Lo más reseñable de las reacciones al escrito de Aranguren es una idea muy cara a Max Aub: que al recordar no se persigue repetir el ayer sino crear un nuevo tiempo. No es cierto, como dice Aranguren, que Aub rechazara la propuesta por resentimiento. Si da tanta importancia a la memoria no es por nostalgia, sino para superar el pasado. Aunque en esa memoria la República ocupe un espacio singular, no está señalando a la República que existió, sino a lo que pudo ser. Aquel momento alumbró una síntesis de libertad e igualdad, de cultura y justicia, de arte y trabajo que… no tuvieron lugar pero que pudieron ser, convirtiéndose así la República en un símbolo de lo que puede ser la convivencia política.
3.Puede ser de utilidad recurrir a su irónico texto Manuscrito cuervo. Historia de Jacobo para encontrar concreciones de ese ideal buscado. Estamos ante un texto irónico en el que un cuervo informa críticamente sobre el destino de los humanos. El recurso recuerda a Kafka aunque con sus diferencias: Kafka animaliza al ser humano (recordemos al Samsa de La metamorfosis convertido en un “bicho”) para dar a entender la deshumanización del sujeto moderno; Aub, por el contrario, humaniza al cuervo para ofrecer vuelo a un humano decaído, necesitado de horizontes de superación. Por eso empieza el cuervo reivindicándose como interlocutor válido. Sabe del poco aprecio que le tienen los humanos, por eso les recuerda que fue un cuervo el primer mensajero que lanzó Noé tras el diluvio para informase de cómo estaban las cosas (Gn, 8,6-7); y también fueron cuervos los que mantuvieron vivo a Elías llevándole pan y carne al desierto (1 Reyes 17,2-26).
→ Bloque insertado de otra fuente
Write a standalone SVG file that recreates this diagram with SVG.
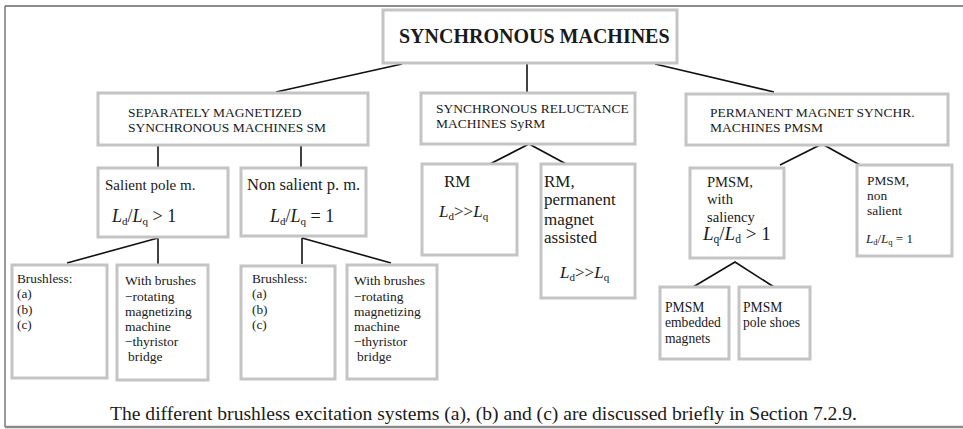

Pide, pues, respeto y que prestemos atención a la información que nos suministra sobre la condición humana. Le sorprende, de entrada, el lugar que ocupa el nacimiento, es decir, la sangre, la tierra, la familia. Hasta los derechos más nobles van a depender de la cuna. El ser humano está atado a las raíces, incapaz de volar y de transcenderse. Debido a esa fijación al lugar, sobrevaloran las fronteras, las identidades, las razas, los nombres, hasta el punto de que sin documentación en orden no eres nadie. “Los hombres”, dice, “para andar por el mundo necesitan llevar papeles”. Son críticas de gran calado pues afectan a un modelo político que subordina la humanidad al nacimiento, es decir, a la nacionalidad.
Como no está hablando en abstracto, también aterriza en la historia española. Le obsesiona el frentismo, la división entre las dos Españas o, dicho de otra manera, la tendencia de cada España a excluir a la otra. El Manuscrito cuervo se emplea a fondo para desactivar el frentismo que en su tiempo toma forma de enfrentamiento total entre quienes luchan por y contra el fascismo. Marx Aub pinta la cara a unos y otros: si los fascistas son racistas, los antifascistas no permiten que los negros coman con los blancos; si los fascistas meten a los antifascistas en campos de concentración, los antifascistas hacen lo mismo; si los fascistas no toleran huelgas, los antifascistas acaban a tiros con ellas. Por eso acaba su informe diciendo “debe haber algo más”, un suspiro que recuerda el desencanto del loco de Nietzsche, en La gaya ciencia, cuando tira la lámpara diciendo “he llegado demasiado pronto”. Aub no está por la repetición del pasado, ni siquiera del propio, sino por algo nuevo.
4.Hay razones para pensar que Max Aub es de actualidad. Ante la ruidosa polarización que vive el país, avivada por los actos conmemorativos de los cincuenta años de la muerte del dictador, Francisco Franco, la figura y obra de Max Aub pueden ser de ayuda. Este combatiente que nunca dejó de denunciar el golpismo de los vencedores de la Guerra Civil, ni aceptó el precio del olvido para la convivencia, jamás utilizó la memoria para repetir la historia, ni ignoró las responsabilidades de los suyos. La mirada al pasado debía servir para crear condiciones en vista a un futuro que no fuera más de lo mismo. Esta idea animó su obra literaria, verdaderamente creativa, pero también una forma nueva de entender la convivencia entre españoles que dejara atrás la malvivencia que le tocó sufrir. Pudo decir “debe haber algo más” porque algo de ese algo él ya lo había encontrado, a saber, la vocación crítica y conciliadora de la memoria.